Aber parallel könnte die Pandemie wieder eine große Rolle spielen – trotzdem sind alle hessische Ligen zum gewohnten Modus mit Hin- und Rückspiel zurückgekehrt.

Becker: Ich bin mir sicher, dass die Rückkehr zu Hin- und Rückspiel ohne geteilte Ligen oder Einfachrunden der Wunsch der Vereine war. Alle sehnen sich nach Normalität. Allerdings müssen wir uns darauf einstellen, dass im Herbst noch einmal etwas auf uns zukommen kann – schon jetzt gehen die Zahlen wieder hoch.

Quotientenregelung weiterhin in HFV-Spielordnung verankert

Und was droht den Vereinen dann?

Becker: Falls es tatsächlich anders kommt und wir eine oder mehrere Ligen nicht regulär zu Ende spielen können, kann es sein, dass wir gezwungenermaßen auf die Quotientenregelung zurückgreifen müssten, die weiterhin in der Spielordnung verankert ist. 

Apropos Spielordnung und Satzung: Zu einem außerordentlichen Verbandstag, um die Reuß-Nachfolge zu regeln, kam es nicht. Da hat der Verband eine Menge Geld gespart.

Viktora: Ein außerordentlicher Verbandstag würde uns zwischen 50.000 und 70.000 Euro kosten. Das ist eine Stange Geld. Geld ist ein wichtiges Thema in diesem Zusammenhang, final wäre dies aber nicht der Showstopper geworden. Denn, wenn wir bei den Absprachen, wie wir uns vorläufig aufstellen, gemerkt hätten, dass es so nicht funktioniert, hätten wir das Geld in die Hand genommen. Wir können ja nicht sagen, dass bis zum nächsten Verbandstag 2024 Stillstand im HFV herrschen soll. Dafür stehen viel zu wichtige Themen an.
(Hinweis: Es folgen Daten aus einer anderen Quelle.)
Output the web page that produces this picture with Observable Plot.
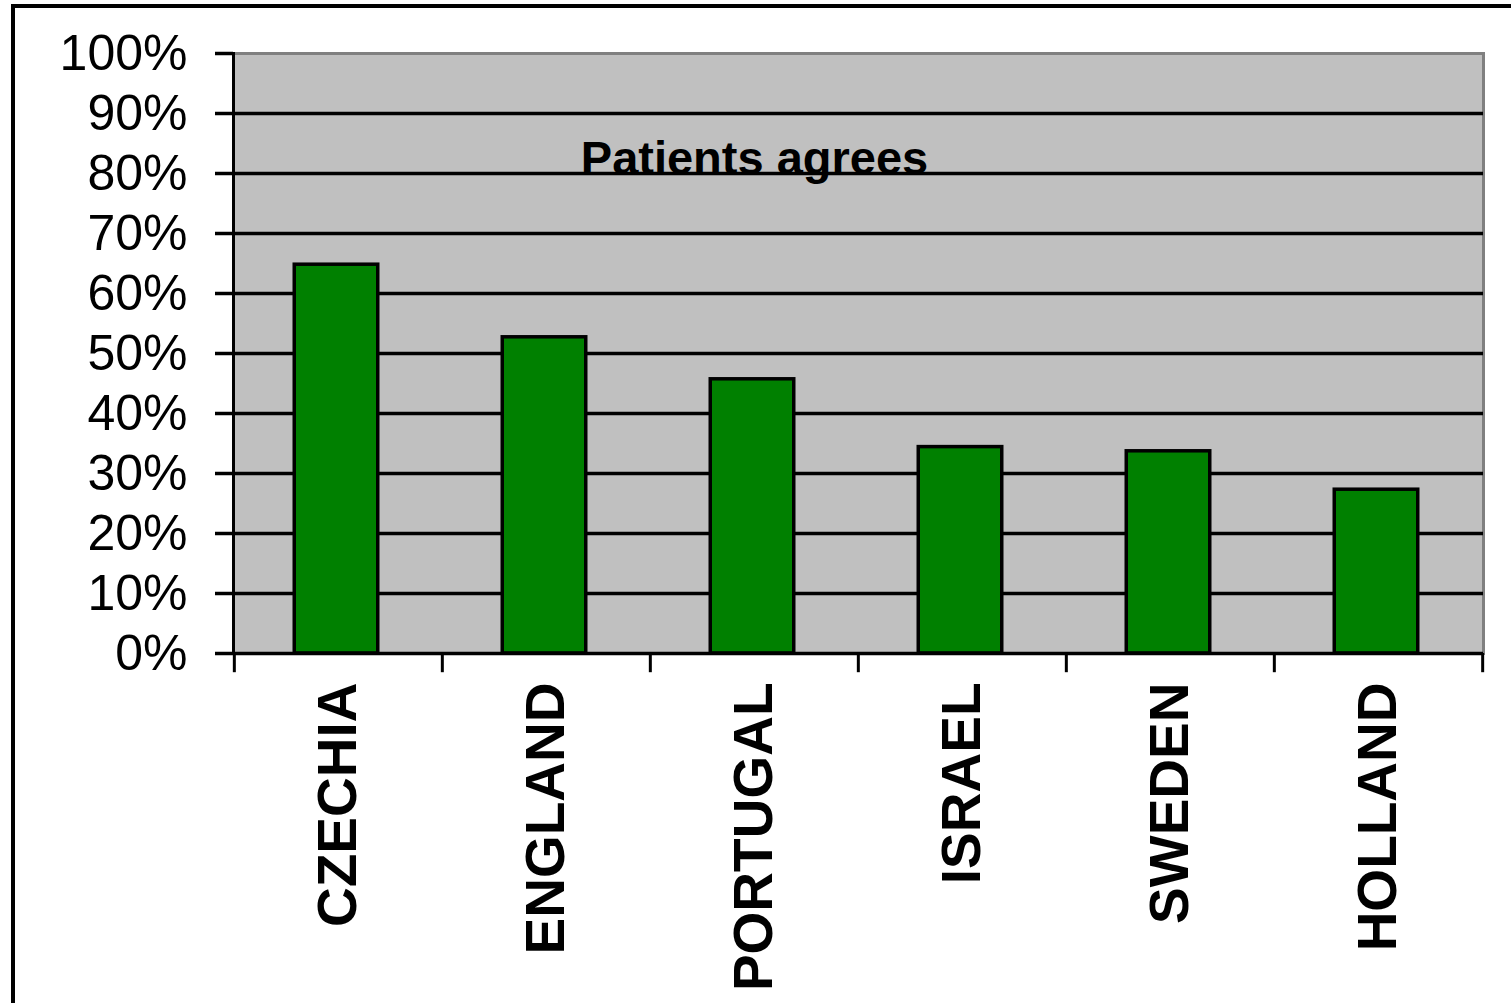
<!DOCTYPE html>
<html>
<head>
<meta charset="utf-8">
<script src="https://cdn.jsdelivr.net/npm/d3@7"></script>
<script src="https://cdn.jsdelivr.net/npm/@observablehq/plot@0.6"></script>
<style>
  html, body { margin: 0; padding: 0; background: white; overflow: hidden; }
  #wrap { position: relative; width: 1511px; height: 1003px; }
  #border { position: absolute; left: 11px; top: 4px; width: 1600px; height: 1100px; border: 4px solid black; box-sizing: border-box; }
  #chart { position: absolute; left: 0; top: 0; }
</style>
</head>
<body>
<div id="wrap"><div id="border"></div><div id="chart"></div></div>
<script>
const countries = ["CZECHIA", "ENGLAND", "PORTUGAL", "ISRAEL", "SWEDEN", "HOLLAND"];
const shares = [0.648, 0.527, 0.457, 0.344, 0.337, 0.273];
const yTicks = [0, 0.1, 0.2, 0.3, 0.4, 0.5, 0.6, 0.7, 0.8, 0.9, 1.0];
const gridTicks = [0.1, 0.2, 0.3, 0.4, 0.5, 0.6, 0.7, 0.8, 0.9];
const title = "Patients agrees";
const titleCountry = "PORTUGAL";
const titleLevel = 0.8;

const data = countries.map((c, i) => ({country: c, value: shares[i]}));

const W = 1511, H = 1003, mL = 233, mR = 28, mT = 53, mB = 350;
const step = (W - mL - mR) / countries.length;
const sw = 3.5;

const chart = Plot.plot({
  width: W,
  height: H,
  marginLeft: mL,
  marginRight: mR,
  marginTop: mT,
  marginBottom: mB,
  style: {fontFamily: "Arial, 'Liberation Sans', sans-serif", background: "transparent", color: "black", overflow: "visible"},
  x: {domain: countries, padding: 0, label: null},
  y: {domain: [0, 1], label: null},
  marks: [
    Plot.frame({fill: "#c0c0c0", stroke: "#808080", strokeWidth: 3}),
    Plot.ruleY(gridTicks, {stroke: "black", strokeWidth: sw}),
    Plot.text([title], {x: [titleCountry], y: [titleLevel], lineAnchor: "bottom", fontSize: 47, fontWeight: "bold", fill: "black"}),
    Plot.barY(data, {x: "country", y: "value", fill: "#008000", stroke: "black", strokeWidth: sw, insetLeft: 60.25, insetRight: 64.25}),
    Plot.ruleY([0], {stroke: "black", strokeWidth: sw}),
    Plot.frame({anchor: "left", stroke: "black", strokeWidth: 3}),
    Plot.ruleX(countries, {x: d => d, dx: -step / 2, y1: 0, y2: -0.032, stroke: "black", strokeWidth: 3}),
    Plot.ruleX([countries[countries.length - 1]], {x: d => d, dx: step / 2, y1: 0, y2: -0.032, stroke: "black", strokeWidth: 3}),
    Plot.axisY({ticks: yTicks, tickFormat: d3.format(".0%"), fontSize: 50, tickSize: 18, tickPadding: 28, strokeWidth: sw, label: null}),
    Plot.axisX({tickSize: 0, tickRotate: -90, tickPadding: 29, fontSize: 55, fontWeight: "bold", label: null})
  ]
});
document.getElementById("chart").appendChild(chart);
</script>
</body>
</html>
Becker: Der HFV ist der viertgrößte Landesverband und ein mittelständisches Unternehmen. Allein das Sporthotel ist eine echte Hausnummer. Für uns ist die jetzige Konstellation Neuland. Falls die Fülle der Aufgaben für das jetzige Team nicht zu bewältigen sind, müssen wir weitere Überlegungen anstellen.